* **Given problem**:
Copy the data that follows, character for character, minus the pictures.

· · ·

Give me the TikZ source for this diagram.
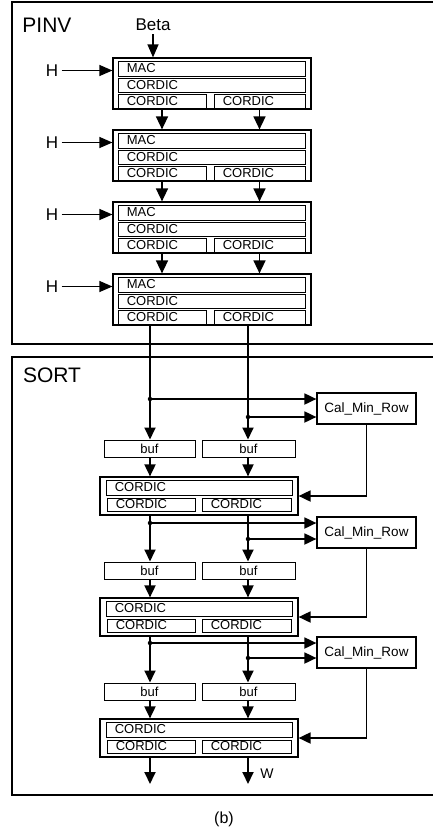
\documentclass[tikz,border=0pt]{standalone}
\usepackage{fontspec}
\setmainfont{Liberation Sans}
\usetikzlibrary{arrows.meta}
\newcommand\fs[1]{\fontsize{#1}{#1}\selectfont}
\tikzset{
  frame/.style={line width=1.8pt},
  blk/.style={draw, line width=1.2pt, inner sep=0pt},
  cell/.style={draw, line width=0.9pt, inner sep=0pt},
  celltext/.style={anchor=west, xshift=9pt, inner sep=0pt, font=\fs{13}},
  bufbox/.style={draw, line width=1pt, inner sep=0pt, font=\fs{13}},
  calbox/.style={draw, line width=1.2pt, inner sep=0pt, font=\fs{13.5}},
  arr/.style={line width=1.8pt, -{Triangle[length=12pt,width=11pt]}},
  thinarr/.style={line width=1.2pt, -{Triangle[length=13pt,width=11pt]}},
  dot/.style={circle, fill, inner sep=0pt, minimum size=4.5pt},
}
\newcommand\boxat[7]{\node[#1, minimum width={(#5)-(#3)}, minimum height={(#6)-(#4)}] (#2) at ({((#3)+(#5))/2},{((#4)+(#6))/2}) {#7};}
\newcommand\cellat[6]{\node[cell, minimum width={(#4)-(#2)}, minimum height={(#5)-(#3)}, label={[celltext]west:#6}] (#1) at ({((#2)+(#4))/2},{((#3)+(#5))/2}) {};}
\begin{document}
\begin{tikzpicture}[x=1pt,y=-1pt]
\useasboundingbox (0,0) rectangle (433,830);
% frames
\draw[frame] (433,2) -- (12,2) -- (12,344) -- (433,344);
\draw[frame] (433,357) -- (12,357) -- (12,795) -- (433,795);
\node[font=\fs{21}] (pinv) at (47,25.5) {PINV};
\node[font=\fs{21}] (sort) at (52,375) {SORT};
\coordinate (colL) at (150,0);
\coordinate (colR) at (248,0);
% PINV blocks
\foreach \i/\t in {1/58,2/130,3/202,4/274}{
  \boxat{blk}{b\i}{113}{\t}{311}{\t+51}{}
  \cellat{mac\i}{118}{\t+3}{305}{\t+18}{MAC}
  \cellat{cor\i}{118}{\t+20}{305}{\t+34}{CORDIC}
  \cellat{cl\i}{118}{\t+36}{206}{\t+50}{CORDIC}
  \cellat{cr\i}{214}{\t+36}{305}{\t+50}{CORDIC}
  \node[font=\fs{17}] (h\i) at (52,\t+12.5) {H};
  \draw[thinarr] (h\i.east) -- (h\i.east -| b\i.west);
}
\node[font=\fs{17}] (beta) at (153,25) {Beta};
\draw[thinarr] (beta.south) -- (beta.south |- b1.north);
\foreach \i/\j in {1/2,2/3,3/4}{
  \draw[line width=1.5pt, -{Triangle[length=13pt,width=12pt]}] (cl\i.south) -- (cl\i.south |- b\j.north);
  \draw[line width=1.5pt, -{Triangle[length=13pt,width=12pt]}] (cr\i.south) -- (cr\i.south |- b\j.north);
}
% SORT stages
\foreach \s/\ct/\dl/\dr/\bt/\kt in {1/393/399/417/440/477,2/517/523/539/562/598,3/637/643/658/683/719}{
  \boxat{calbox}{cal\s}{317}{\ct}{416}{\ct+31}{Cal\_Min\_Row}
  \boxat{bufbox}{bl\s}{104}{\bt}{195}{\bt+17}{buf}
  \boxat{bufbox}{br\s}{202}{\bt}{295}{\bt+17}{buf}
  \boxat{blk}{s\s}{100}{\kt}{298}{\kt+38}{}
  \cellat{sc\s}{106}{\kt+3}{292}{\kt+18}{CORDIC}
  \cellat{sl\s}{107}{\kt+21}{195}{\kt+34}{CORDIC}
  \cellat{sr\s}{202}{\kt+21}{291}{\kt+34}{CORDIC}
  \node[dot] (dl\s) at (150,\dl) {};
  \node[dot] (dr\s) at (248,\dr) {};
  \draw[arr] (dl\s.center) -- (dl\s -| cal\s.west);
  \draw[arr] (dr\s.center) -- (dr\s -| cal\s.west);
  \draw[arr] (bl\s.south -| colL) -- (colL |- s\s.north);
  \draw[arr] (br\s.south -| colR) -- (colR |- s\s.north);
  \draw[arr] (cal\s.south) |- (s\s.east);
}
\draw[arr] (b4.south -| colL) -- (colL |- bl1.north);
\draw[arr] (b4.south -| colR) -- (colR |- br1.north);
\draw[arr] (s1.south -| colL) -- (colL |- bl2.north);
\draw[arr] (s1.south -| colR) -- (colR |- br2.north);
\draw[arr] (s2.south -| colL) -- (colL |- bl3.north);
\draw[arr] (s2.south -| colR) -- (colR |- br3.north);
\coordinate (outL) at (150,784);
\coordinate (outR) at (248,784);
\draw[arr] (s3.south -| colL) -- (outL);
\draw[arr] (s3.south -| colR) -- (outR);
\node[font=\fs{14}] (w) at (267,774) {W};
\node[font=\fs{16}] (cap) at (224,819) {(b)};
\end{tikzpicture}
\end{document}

· · ·

* **Exercise answer**:
Give me the TikZ source for this diagram.
\documentclass[tikz,border=0pt]{standalone}
\usepackage{fontspec}
\setmainfont{Liberation Sans}
\usetikzlibrary{arrows.meta}
\newcommand\fs[1]{\fontsize{#1}{#1}\selectfont}
\tikzset{
  frame/.style={line width=1.8pt},
  blk/.style={draw, line width=1.2pt, inner sep=0pt},
  cell/.style={draw, line width=0.9pt, inner sep=0pt},
  celltext/.style={anchor=west, xshift=9pt, inner sep=0pt, font=\fs{13}},
  bufbox/.style={draw, line width=1pt, inner sep=0pt, font=\fs{13}},
  calbox/.style={draw, line width=1.2pt, inner sep=0pt, font=\fs{13.5}},
  arr/.style={line width=1.8pt, -{Triangle[length=12pt,width=11pt]}},
  thinarr/.style={line width=1.2pt, -{Triangle[length=13pt,width=11pt]}},
  dot/.style={circle, fill, inner sep=0pt, minimum size=4.5pt},
}
\newcommand\boxat[7]{\node[#1, minimum width={(#5)-(#3)}, minimum height={(#6)-(#4)}] (#2) at ({((#3)+(#5))/2},{((#4)+(#6))/2}) {#7};}
\newcommand\cellat[6]{\node[cell, minimum width={(#4)-(#2)}, minimum height={(#5)-(#3)}, label={[celltext]west:#6}] (#1) at ({((#2)+(#4))/2},{((#3)+(#5))/2}) {};}
\begin{document}
\begin{tikzpicture}[x=1pt,y=-1pt]
\useasboundingbox (0,0) rectangle (433,830);
% frames
\draw[frame] (433,2) -- (12,2) -- (12,344) -- (433,344);
\draw[frame] (433,357) -- (12,357) -- (12,795) -- (433,795);
\node[font=\fs{21}] (pinv) at (47,25.5) {PINV};
\node[font=\fs{21}] (sort) at (52,375) {SORT};
\coordinate (colL) at (150,0);
\coordinate (colR) at (248,0);
% PINV blocks
\foreach \i/\t in {1/58,2/130,3/202,4/274}{
  \boxat{blk}{b\i}{113}{\t}{311}{\t+51}{}
  \cellat{mac\i}{118}{\t+3}{305}{\t+18}{MAC}
  \cellat{cor\i}{118}{\t+20}{305}{\t+34}{CORDIC}
  \cellat{cl\i}{118}{\t+36}{206}{\t+50}{CORDIC}
  \cellat{cr\i}{214}{\t+36}{305}{\t+50}{CORDIC}
  \node[font=\fs{17}] (h\i) at (52,\t+12.5) {H};
  \draw[thinarr] (h\i.east) -- (h\i.east -| b\i.west);
}
\node[font=\fs{17}] (beta) at (153,25) {Beta};
\draw[thinarr] (beta.south) -- (beta.south |- b1.north);
\foreach \i/\j in {1/2,2/3,3/4}{
  \draw[line width=1.5pt, -{Triangle[length=13pt,width=12pt]}] (cl\i.south) -- (cl\i.south |- b\j.north);
  \draw[line width=1.5pt, -{Triangle[length=13pt,width=12pt]}] (cr\i.south) -- (cr\i.south |- b\j.north);
}
% SORT stages
\foreach \s/\ct/\dl/\dr/\bt/\kt in {1/393/399/417/440/477,2/517/523/539/562/598,3/637/643/658/683/719}{
  \boxat{calbox}{cal\s}{317}{\ct}{416}{\ct+31}{Cal\_Min\_Row}
  \boxat{bufbox}{bl\s}{104}{\bt}{195}{\bt+17}{buf}
  \boxat{bufbox}{br\s}{202}{\bt}{295}{\bt+17}{buf}
  \boxat{blk}{s\s}{100}{\kt}{298}{\kt+38}{}
  \cellat{sc\s}{106}{\kt+3}{292}{\kt+18}{CORDIC}
  \cellat{sl\s}{107}{\kt+21}{195}{\kt+34}{CORDIC}
  \cellat{sr\s}{202}{\kt+21}{291}{\kt+34}{CORDIC}
  \node[dot] (dl\s) at (150,\dl) {};
  \node[dot] (dr\s) at (248,\dr) {};
  \draw[arr] (dl\s.center) -- (dl\s -| cal\s.west);
  \draw[arr] (dr\s.center) -- (dr\s -| cal\s.west);
  \draw[arr] (bl\s.south -| colL) -- (colL |- s\s.north);
  \draw[arr] (br\s.south -| colR) -- (colR |- s\s.north);
  \draw[arr] (cal\s.south) |- (s\s.east);
}
\draw[arr] (b4.south -| colL) -- (colL |- bl1.north);
\draw[arr] (b4.south -| colR) -- (colR |- br1.north);
\draw[arr] (s1.south -| colL) -- (colL |- bl2.north);
\draw[arr] (s1.south -| colR) -- (colR |- br2.north);
\draw[arr] (s2.south -| colL) -- (colL |- bl3.north);
\draw[arr] (s2.south -| colR) -- (colR |- br3.north);
\coordinate (outL) at (150,784);
\coordinate (outR) at (248,784);
\draw[arr] (s3.south -| colL) -- (outL);
\draw[arr] (s3.south -| colR) -- (outR);
\node[font=\fs{14}] (w) at (267,774) {W};
\node[font=\fs{16}] (cap) at (224,819) {(b)};
\end{tikzpicture}
\end{document}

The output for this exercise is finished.